1982 Voto de la Tarjeta de Evaluaciones
Final passage of the Regulatory Reform Act (S. 1080). We depend on federal agency regulations to implement most of the laws passed by Congress. Environmentalists support genuine reform to make the regulatory process more efficient. But this bill would only have made it more costly and time consuming for agencies to write regulations. Corporate polluters backed the bill because it is in their financial self interest to challenge and delay federal regulations at every level. Public interest groups were united in opposing the bill. Even without this so-called "reform" environmentalists often have trouble getting agencies to move ahead on issuing regulations.

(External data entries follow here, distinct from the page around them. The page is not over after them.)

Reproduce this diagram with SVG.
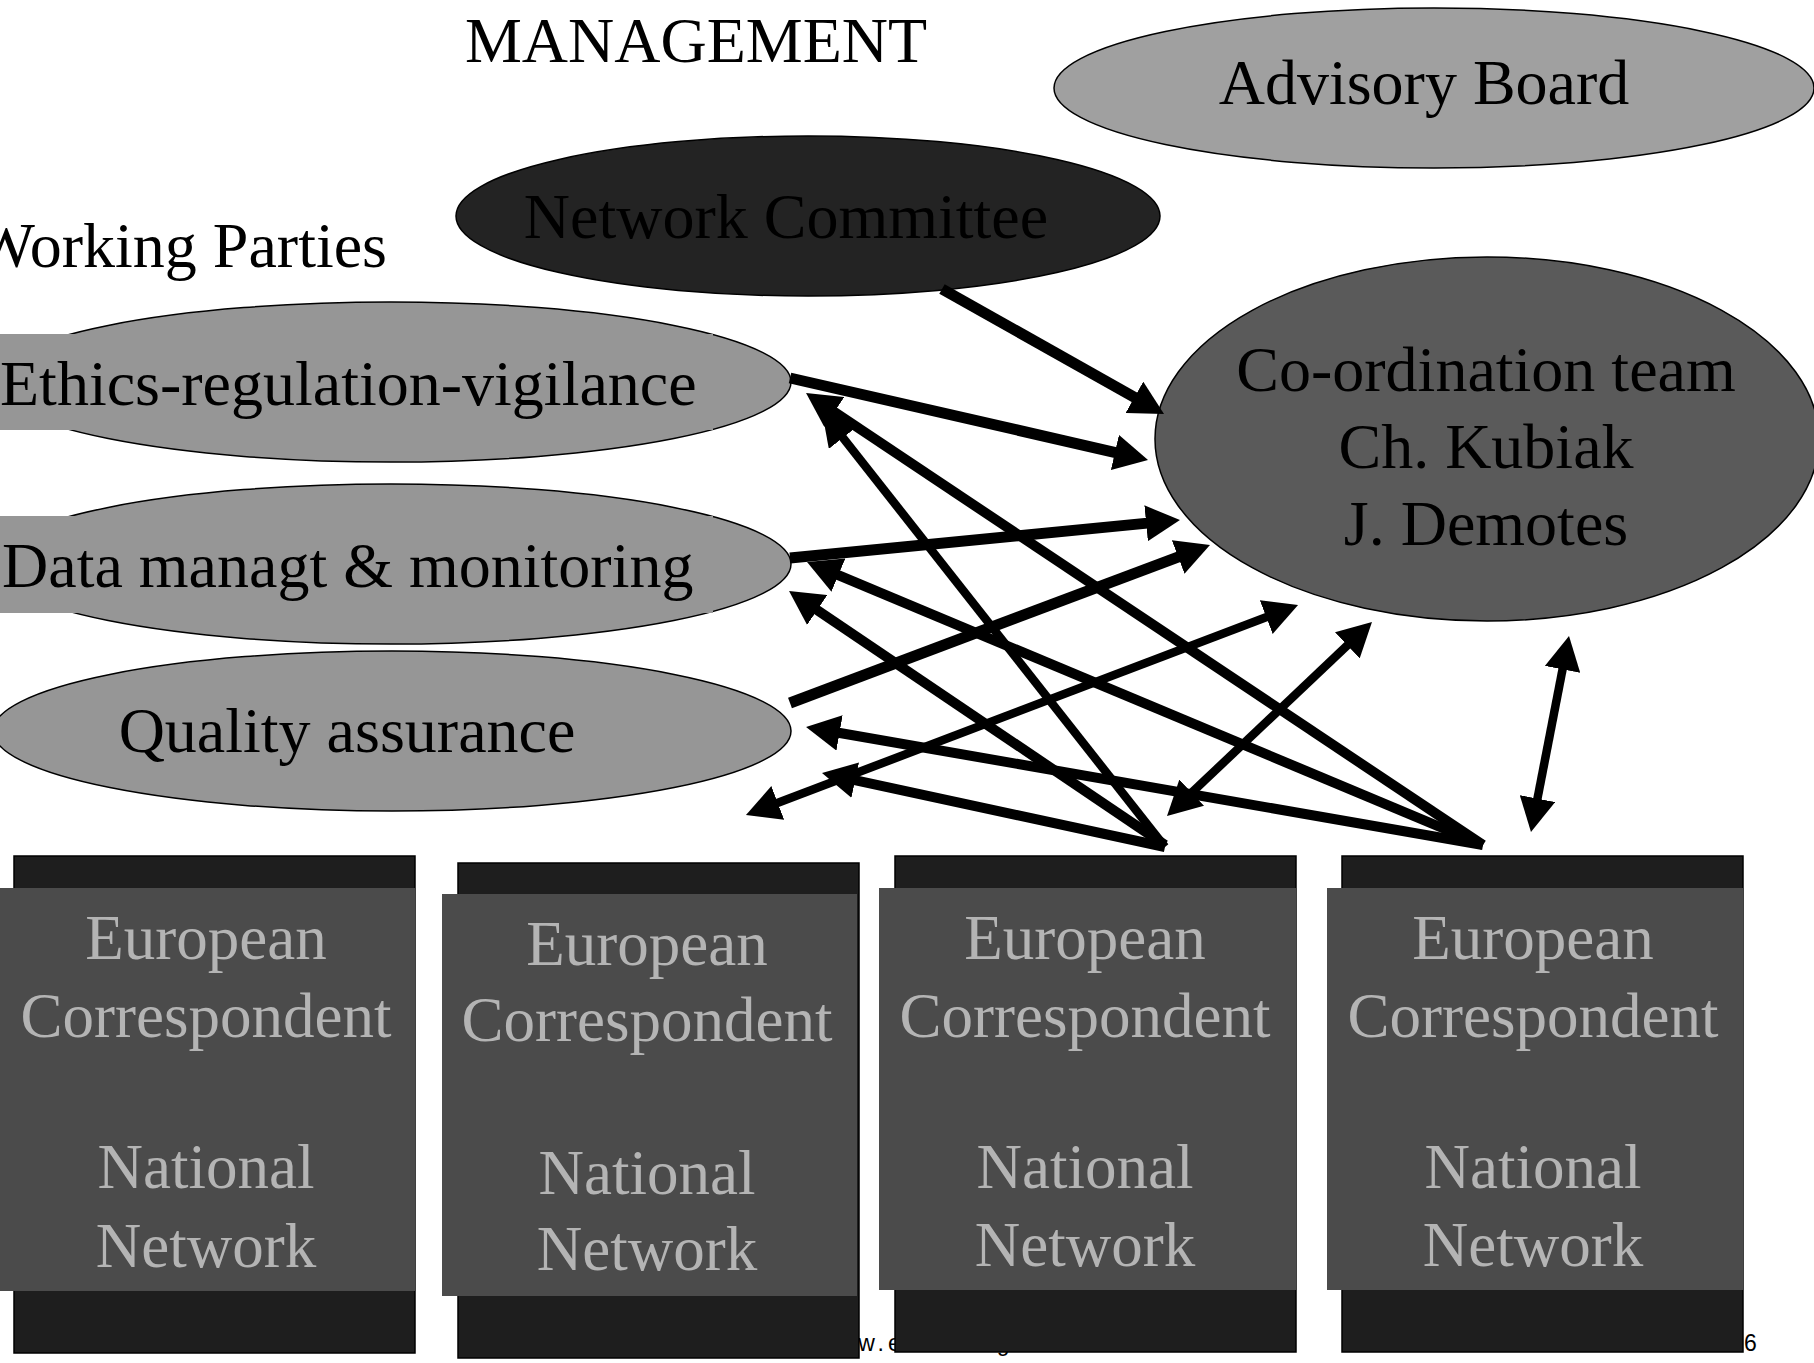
<svg xmlns="http://www.w3.org/2000/svg" width="1814" height="1363" viewBox="0 0 1814 1363">
<style>
.t{font-family:"Liberation Serif","Times New Roman",serif;font-size:64px;fill:#000}
.bt{font-family:"Liberation Serif","Times New Roman",serif;font-size:63px;fill:#b4b4b4;text-anchor:middle}
.ft{font-family:"Liberation Sans",Arial,sans-serif;font-size:23px;fill:#000}
.wp{fill:#969696;stroke:#000;stroke-width:1.5}
.dk{fill:#1e1e1e;stroke:#000;stroke-width:1.5}
.gr{fill:#4b4b4b}
.c line{stroke:#000;fill:none}
.w11{stroke-width:11}
.w10{stroke-width:10}
.w8{stroke-width:8.5}
</style>
<defs>
<marker id="ah" viewBox="0 0 34 36" refX="4" refY="18" markerWidth="34" markerHeight="36" markerUnits="userSpaceOnUse" orient="auto-start-reverse">
<path d="M0,0 L34,18 L0,36 Z" fill="#000"/>
</marker>
</defs>
<rect width="1814" height="1363" fill="#fff"/>

<g id="footer">
<text class="ft" x="817" y="1351" letter-spacing="4">www.ecrin.org</text>
<text class="ft" x="1744" y="1351">6</text>
</g>

<g id="title-management"><text class="t" x="696" y="62" text-anchor="middle">MANAGEMENT</text></g>
<g id="title-working-parties"><text class="t" x="387" y="267" text-anchor="end">Working Parties</text></g>

<g id="advisory-board">
<ellipse cx="1434" cy="88" rx="380" ry="80" fill="#a0a0a0" stroke="#000" stroke-width="1.5"/>
<text class="t" x="1424" y="104" text-anchor="middle">Advisory Board</text>
</g>

<g id="network-committee">
<ellipse cx="808" cy="216" rx="352" ry="80" fill="#232323" stroke="#000" stroke-width="1.5"/>
<text class="t" x="786" y="238" text-anchor="middle">Network Committee</text>
</g>

<g id="coordination-team">
<ellipse cx="1487" cy="439" rx="332" ry="182" fill="#5a5a5a" stroke="#000" stroke-width="1.5"/>
<text class="t" x="1486" y="391" text-anchor="middle">Co-ordination team</text>
<text class="t" x="1486" y="468" text-anchor="middle">Ch. Kubiak</text>
<text class="t" x="1486" y="545" text-anchor="middle">J. Demotes</text>
</g>

<g id="ethics">
<ellipse class="wp" cx="391" cy="382" rx="400" ry="80"/>
<rect x="0" y="334" width="713" height="96" fill="#969696"/>
<text class="t" x="0" y="405">Ethics-regulation-vigilance</text>
</g>

<g id="data-management">
<ellipse class="wp" cx="391" cy="564" rx="400" ry="80"/>
<rect x="0" y="516" width="713" height="97" fill="#969696"/>
<text class="t" x="2" y="587">Data managt &amp; monitoring</text>
</g>

<g id="quality-assurance">
<ellipse class="wp" cx="392" cy="731" rx="399" ry="80"/>
<text class="t" x="347" y="752" text-anchor="middle">Quality assurance</text>
</g>

<g id="correspondent-1">
<rect class="dk" x="14" y="856" width="401" height="497"/>
<rect class="gr" x="0" y="888" width="415" height="403"/>
<text class="bt" x="206" y="959">European</text>
<text class="bt" x="206" y="1037">Correspondent</text>
<text class="bt" x="206" y="1188">National</text>
<text class="bt" x="206" y="1267">Network</text>
</g>

<g id="correspondent-2">
<rect class="dk" x="458" y="863" width="401" height="495"/>
<rect class="gr" x="442" y="894" width="415" height="402"/>
<text class="bt" x="647" y="965">European</text>
<text class="bt" x="647" y="1041">Correspondent</text>
<text class="bt" x="647" y="1194">National</text>
<text class="bt" x="647" y="1270">Network</text>
</g>

<g id="correspondent-3">
<rect class="dk" x="895" y="856" width="401" height="496"/>
<rect class="gr" x="879" y="888" width="417" height="402"/>
<text class="bt" x="1085" y="959">European</text>
<text class="bt" x="1085" y="1037">Correspondent</text>
<text class="bt" x="1085" y="1188">National</text>
<text class="bt" x="1085" y="1266">Network</text>
</g>

<g id="correspondent-4">
<rect class="dk" x="1342" y="856" width="401" height="496"/>
<rect class="gr" x="1327" y="888" width="416" height="402"/>
<text class="bt" x="1533" y="959">European</text>
<text class="bt" x="1533" y="1037">Correspondent</text>
<text class="bt" x="1533" y="1188">National</text>
<text class="bt" x="1533" y="1266">Network</text>
</g>

<g id="connectors" class="c">
<line class="w11" x1="942" y1="289" x2="1137.9" y2="399.3" marker-end="url(#ah)"/>
<line class="w11" x1="790" y1="378" x2="1118.8" y2="453.3" marker-end="url(#ah)"/>
<line class="w11" x1="790" y1="558" x2="1150.1" y2="522.9" marker-end="url(#ah)"/>
<line class="w11" x1="790" y1="703" x2="1181.9" y2="555.6" marker-end="url(#ah)"/>
<line class="w8" x1="1165" y1="847" x2="840.5" y2="434.6" marker-end="url(#ah)"/>
<line class="w10" x1="1483" y1="845" x2="831" y2="409.7" marker-end="url(#ah)"/>
<line class="w10" x1="1165" y1="845" x2="813.9" y2="607.8" marker-end="url(#ah)"/>
<line class="w10" x1="1483" y1="845" x2="834.7" y2="573.6" marker-end="url(#ah)"/>
<line class="w10" x1="1483" y1="845" x2="835.6" y2="732.2" marker-end="url(#ah)"/>
<line class="w10" x1="1165" y1="847" x2="851.3" y2="779.3" marker-end="url(#ah)"/>
<line class="w8" x1="774" y1="804.3" x2="1270" y2="615.7" marker-start="url(#ah)" marker-end="url(#ah)"/>
<line class="w8" x1="1188.8" y1="795.4" x2="1350.2" y2="642.6" marker-start="url(#ah)" marker-end="url(#ah)"/>
<line class="w8" x1="1536.7" y1="802.5" x2="1563.3" y2="665.5" marker-start="url(#ah)" marker-end="url(#ah)"/>
</g>
</svg>
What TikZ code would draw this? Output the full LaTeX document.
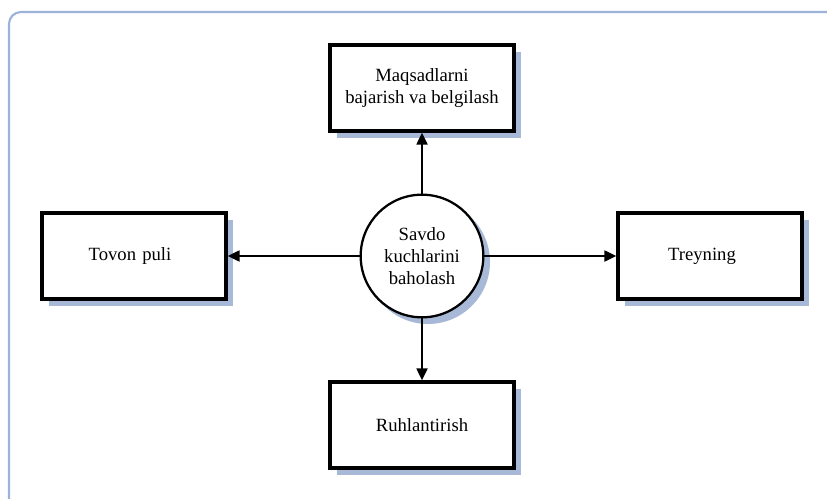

The bill would have tied the hands of agencies like EPA in several ways. It gave sweeping oversight power to the White House Office of Management and Budget, which has no expertise in highly technical environmental regulation and is mainly interested in reducing government spending. It required agencies to prove that the benefits of a major rule would outweigh its costs, even though costs are simple to calculate and benefits such as better health are not easily quantified. It shifted the burden of proof onto the agencies to demonstrate in court that their regulations are necessary, as opposed to the current requirement that challengers prove a rule is unfair. Bill adopted 94-0; March 24, 1982. NO is the pro-environmental vote.
The House Rules Committee blocked a similar bill in the House, and efforts to attach the Senate bill to other House-passed legislation were stymied by objections from Senators Cranston (D-CA), Hart (D-CO), and Metzenbaum (D-OH). Though all three Senators voted for the bill when it passed the Senate in March, they deserve praise for reconsidering their positions and helping to defeat it later in the year.